We have plans to try and develop alternative economies – which we’re busy with at the moment, including agriculture and other [operations] – to try and create other industries that will survive and sustain beyond the mining operations.

FIFI PETERS: Oh, it sounds interesting. I look forward to engaging you further on those alternative plans and the new industries you’re looking to get into when you guys do come to market. But, just lastly, is there anything at this stage that the government can do?

JAMES WELLSTED: We obviously will engage government as one of the stakeholders that we’ll engage with. But, as I said, one of the issues is increasing electricity costs and the unreliable supply of energy that everybody in South Africa has experienced the last 10 years or more.

That has contributed to electricity costs – as a proportional percentage of our working costs – [going] from 9% in 2007 to over 20% at our gold operation now. So it’s become a significant factor that contributes to this kind of situation that we find ourselves in.

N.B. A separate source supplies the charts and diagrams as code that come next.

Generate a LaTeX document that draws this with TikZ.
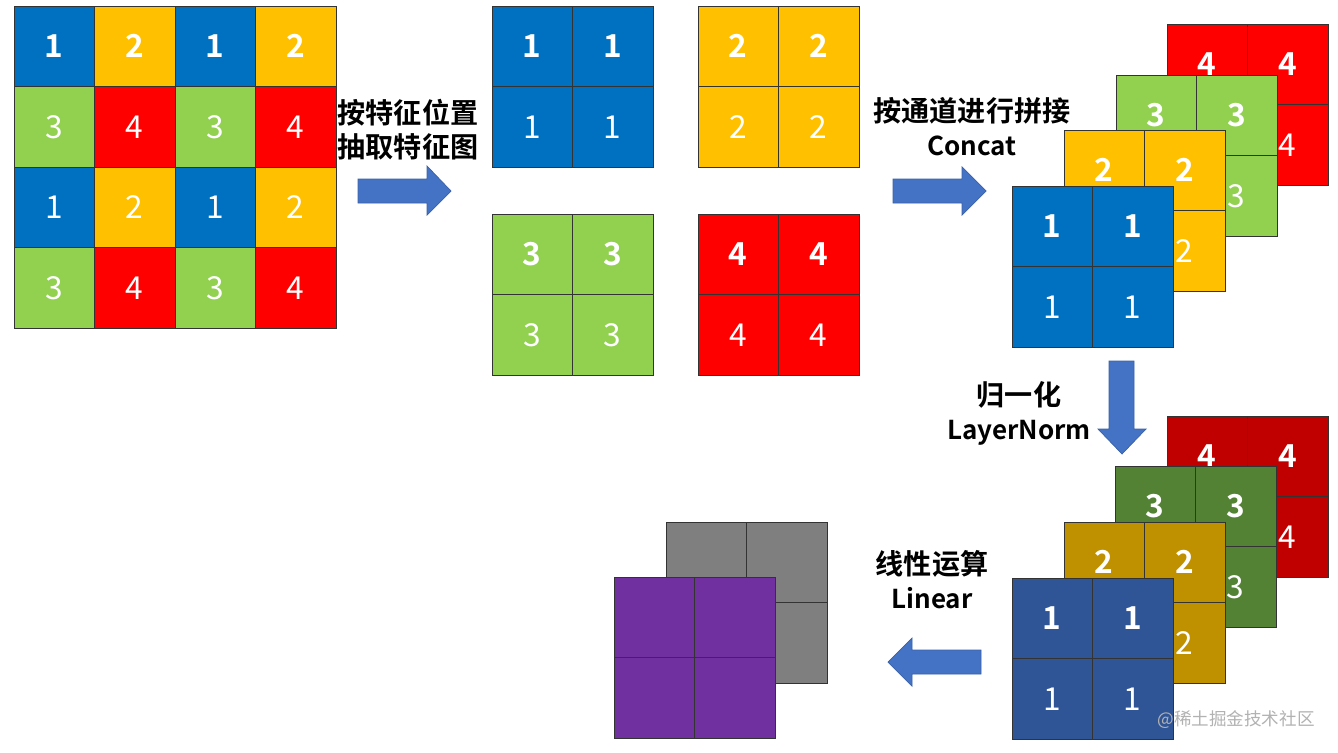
\documentclass[tikz,border=0pt]{standalone}
\usepackage{fontspec}
\setmainfont{Noto Sans CJK SC}[BoldFont={Noto Sans CJK SC Bold}]
\usetikzlibrary{calc}

\definecolor{map1}{HTML}{0070C0}
\definecolor{map2}{HTML}{FFC000}
\definecolor{map3}{HTML}{92D050}
\definecolor{map4}{HTML}{FF0000}
\definecolor{dark1}{HTML}{2F5597}
\definecolor{dark2}{HTML}{BF9000}
\definecolor{dark3}{HTML}{548235}
\definecolor{dark4}{HTML}{C00000}
\definecolor{outgray}{HTML}{7F7F7F}
\definecolor{outpurple}{HTML}{7030A0}
\definecolor{arrowblue}{HTML}{4472C4}

\newcommand{\latinline}{\fontsize{14.8}{19.3}\selectfont}

\tikzset{
  cell/.style={draw=black!80, line width=0.5pt, fill=#1, minimum size=1.61cm, inner sep=0pt,
    text=white, font=\fontsize{18}{18}\selectfont},
  opname/.style={font=\fontsize{16}{19.3}\selectfont\bfseries, align=center, inner sep=0pt},
  blockarrow/.style={fill=arrowblue, draw=arrowblue!85!black, line width=0.4pt}
}

\begin{document}
\begin{tikzpicture}[x=0.02cm, y=-0.02cm]

\useasboundingbox[fill=white] (0,0) rectangle (1338,752);

%INPUT FEATURE MAP 4x4
\foreach \r in {0,...,3}
  \foreach \c in {0,...,3} {
    \pgfmathtruncatemacro\n{1+mod(\c,2)+2*mod(\r,2)}
    \node[cell=map\n] (big-\r-\c) at ({54.25+80.5*\c},{46.25+80.5*\r}) {\ifnum\r=0 \bfseries\fi\n};
  }

%SPLIT MAPS
\foreach \k/\x/\y in {1/492/6, 2/698/6, 3/492/214, 4/698/214}
  \foreach \r in {0,1}
    \foreach \c in {0,1}
      \node[cell=map\k] (m\k-\r-\c) at ({\x+40.25+80.5*\c},{\y+40.25+80.5*\r}) {\ifnum\r=0 \bfseries\fi\k};

%CONCAT STACK
\foreach \k/\x/\y in {4/1167/24, 3/1116/75, 2/1064/130, 1/1012/186}
  \foreach \r in {0,1}
    \foreach \c in {0,1}
      \node[cell=map\k] (c\k-\r-\c) at ({\x+40.25+80.5*\c},{\y+40.25+80.5*\r}) {\ifnum\r=0 \bfseries\fi\k};

%NORM STACK
\foreach \k/\x/\y in {4/1167/416, 3/1115/466, 2/1064/522, 1/1012/578}
  \foreach \r in {0,1}
    \foreach \c in {0,1}
      \node[cell=dark\k] (n\k-\r-\c) at ({\x+40.25+80.5*\c},{\y+40.25+80.5*\r}) {\ifnum\r=0 \bfseries\fi\k};

%OUTPUT
\foreach \k/\col/\x/\y in {2/outgray/666/522, 1/outpurple/614/577}
  \foreach \r in {0,1}
    \foreach \c in {0,1}
      \node[cell=\col] (o\k-\r-\c) at ({\x+40.25+80.5*\c},{\y+40.25+80.5*\r}) {};

%ARROWS
\filldraw[blockarrow] (358,179) -- (427,179) -- (427,166) -- (451,191) -- (427,215) -- (427,203) -- (358,203) -- cycle;
\filldraw[blockarrow] (893,179) -- (962,179) -- (962,167) -- (986,191) -- (962,215) -- (962,203) -- (893,203) -- cycle;
\filldraw[blockarrow] (1109,361) -- (1134,361) -- (1134,429) -- (1146,429) -- (1122,454) -- (1098,429) -- (1109,429) -- cycle;
\filldraw[blockarrow] (981,650) -- (912,650) -- (912,638) -- (888,662) -- (912,686) -- (912,674) -- (981,674) -- cycle;

%LABELS
\node[opname] (extract) at (408,130) {按特征位置\\抽取特征图};
\node[opname] (concat) at (972,127) {按通道进行拼接\\{\latinline Concat}};
\node[opname] (norm) at (1019,413) {归一化\\{\latinline LayerNorm}};
\node[opname] (linear) at (932,580) {线性运算\\{\latinline Linear}};

\node[text=black!30, font=\fontsize{10}{10}\selectfont] (mark) at (1236,720) {@稀土掘金技术社区};

\end{tikzpicture}
\end{document}
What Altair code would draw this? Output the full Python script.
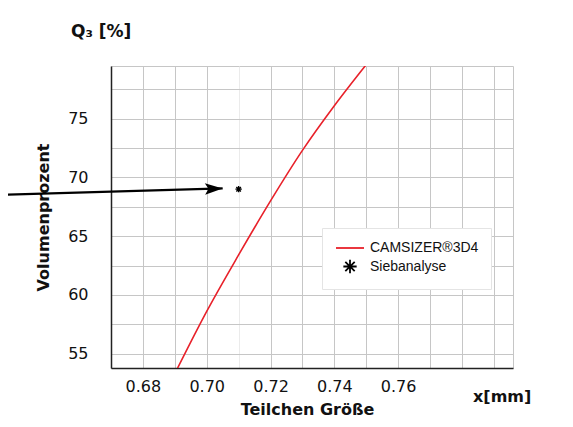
import altair as alt
import pandas as pd

# ---- data ----
curve_x = [0.69, 0.70, 0.71, 0.72, 0.73, 0.74, 0.75]
curve_y = [53.3, 58.6, 63.4, 68.0, 72.3, 76.1, 79.6]
sieb_x = [0.71]
sieb_y = [69.0]
arrow_x = [0.6352, 0.7050]
arrow_y = [68.51, 69.06]
series_names = ["CAMSIZER®3D4", "Siebanalyse"]
x_grid = [0.68, 0.69, 0.70, 0.71, 0.72, 0.73, 0.74, 0.75, 0.76, 0.77, 0.78, 0.79]
x_labels = ["0.68", "0.70", "0.72", "0.74", "0.76"]
y_grid = [55, 57.5, 60, 62.5, 65, 67.5, 70, 72.5, 75, 77.5]
x_domain = [0.67, 0.796]
y_domain = [53.78, 79.48]
y_title = "Volumenprozent"
x_title = "Teilchen Größe"
y_unit = ["Q₃ [%]"]
x_unit = ["x[mm]"]

RED = "#e8212a"
GRID = "#c6c6c6"
LINE_PATH = "M-2,0L2,0"
AST_PATH = "M0,-0.95L0,0.95M-0.95,0L0.95,0M-0.67,-0.67L0.67,0.67M-0.67,0.67L0.67,-0.67"
HEAD_PATH = "M0,0L-2,-0.65L-1.6,0L-2,0.65Z"

curve_df = pd.DataFrame({"x": curve_x, "y": curve_y})
sieb_df = pd.DataFrame({"x": sieb_x, "y": sieb_y})
arrow_df = pd.DataFrame({"x": [arrow_x[0]], "y": [arrow_y[0]], "x2": [arrow_x[1]], "y2": [arrow_y[1]]})
head_df = pd.DataFrame({"x": [arrow_x[1]], "y": [arrow_y[1]]})
legend_df = pd.DataFrame({"series": series_names})
yunit_df = pd.DataFrame({"t": y_unit})
xunit_df = pd.DataFrame({"t": x_unit})

label_list = "[" + ",".join("'%s'" % s for s in x_labels) + "]"

xenc = alt.X(
    "x:Q",
    scale=alt.Scale(domain=x_domain, nice=False, zero=False),
    axis=alt.Axis(
        values=x_grid,
        labelExpr="indexof(%s, format(datum.value, '.2f')) >= 0 ? format(datum.value, '.2f') : ''" % label_list,
        title=x_title,
        titleX=196,
        titleY=41,
        titleBaseline="middle",
        titleAlign="center",
        ticks=False,
        tickSize=0,
        labelPadding=10.5,
        labelFont="DejaVu Sans",
        labelFontSize=16,
        labelColor="#111111",
        labelFlush=False,
        labelOverlap=False,
        titleFont="DejaVu Sans",
        titleFontSize=16,
        titleFontWeight="bold",
        titleColor="#111111",
        domainColor="#222222",
        domainWidth=1.5,
        gridColor={"condition": {"test": "abs(datum.value - 0.71) < 0.001", "value": "#ebebeb"}, "value": GRID},
        gridWidth=1,
    ),
)
yenc = alt.Y(
    "y:Q",
    scale=alt.Scale(domain=y_domain, nice=False, zero=False),
    axis=alt.Axis(
        values=y_grid,
        labelExpr="datum.value % 5 == 0 ? format(datum.value, 'd') : ''",
        title=y_title,
        titleX=-68,
        titleY=151,
        titleAngle=270,
        titleBaseline="middle",
        titleAlign="center",
        ticks=False,
        tickSize=0,
        labelPadding=23,
        labelFont="DejaVu Sans",
        labelFontSize=16,
        labelColor="#111111",
        labelFlush=False,
        labelOverlap=False,
        titleFont="DejaVu Sans",
        titleFontSize=16,
        titleFontWeight="bold",
        titleColor="#111111",
        domainColor="#222222",
        domainWidth=1.5,
        gridColor=GRID,
        gridWidth=1,
    ),
)

curve = alt.Chart(curve_df).mark_line(color=RED, strokeWidth=1.6, interpolate="monotone", clip=True).encode(
    x=xenc, y=yenc
)

sieb = alt.Chart(sieb_df).mark_point(
    shape=AST_PATH, filled=False, color="black", size=45, strokeWidth=1.4, opacity=1
).encode(x=xenc, y=yenc)

arrow = alt.Chart(arrow_df).mark_rule(color="black", strokeWidth=2.2).encode(
    x=xenc, y=yenc, x2="x2:Q", y2="y2:Q"
)

head = alt.Chart(head_df).mark_point(
    shape=HEAD_PATH, filled=True, color="black", size=313, angle=358.35, opacity=1, strokeWidth=0
).encode(x=xenc, y=yenc)

leg = alt.Legend(
    title=None,
    orient="none",
    legendX=211,
    legendY=162,
    fillColor="white",
    strokeColor="#e4e4e4",
    padding=12,
    symbolSize=196,
    symbolStrokeWidth=1.8,
    symbolOffset=8,
    labelOffset=12,
    rowPadding=0.5,
    labelFont="Liberation Sans",
    labelFontSize=14,
    labelColor="#111111",
    symbolOpacity=1,
)
legend_layer = alt.Chart(legend_df).mark_point(filled=False, opacity=0).encode(
    color=alt.Color("series:N", scale=alt.Scale(domain=series_names, range=[RED, "black"]), legend=leg),
    shape=alt.Shape("series:N", scale=alt.Scale(domain=series_names, range=[LINE_PATH, AST_PATH]), legend=leg),
)

yunit = alt.Chart(yunit_df).mark_text(
    align="left", baseline="middle", font="DejaVu Sans", fontSize=17, fontWeight="bold", color="#111111"
).encode(x=alt.value(-40), y=alt.value(-34), text="t:N")

xunit = alt.Chart(xunit_df).mark_text(
    align="left", baseline="middle", font="DejaVu Sans", fontSize=16, fontWeight="bold", color="#111111"
).encode(x=alt.value(362), y=alt.value(331), text="t:N")

chart = (
    alt.layer(curve, arrow, head, sieb, legend_layer, yunit, xunit)
    .properties(
        width=402,
        height=302,
        autosize=alt.AutoSizeParams(type="none"),
        padding={"left": 103, "top": 58, "right": 52, "bottom": 51},
        background="white",
    )
    .configure_view(stroke=GRID, strokeWidth=1)
)

chart.save("out.html", embed_options={"renderer": "svg", "actions": False})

Obviously if we could solve the issues at Eskom and at the other parastatals, I think we all know that the economy would be a lot stronger than it is now and we’d be able to create more employment for longer.

FIFI PETERS: All right. Well, we hope we can soon solve the problems at Eskom following the recent pronouncement by government. James, we’ll leave it there. Thanks so much for giving us that detail. James Wellsted, the senior vice-president for investor relationships at Sibanye-Stillwater, was talking about the fact that a Section 189 consultation process has now been announced, and the company is going to talk to everyone who could be impacted – workers, unions, government and other stakeholders – over the next 60 days and will have a way forward for the workers at Sibanye Stillwater’s gold operations.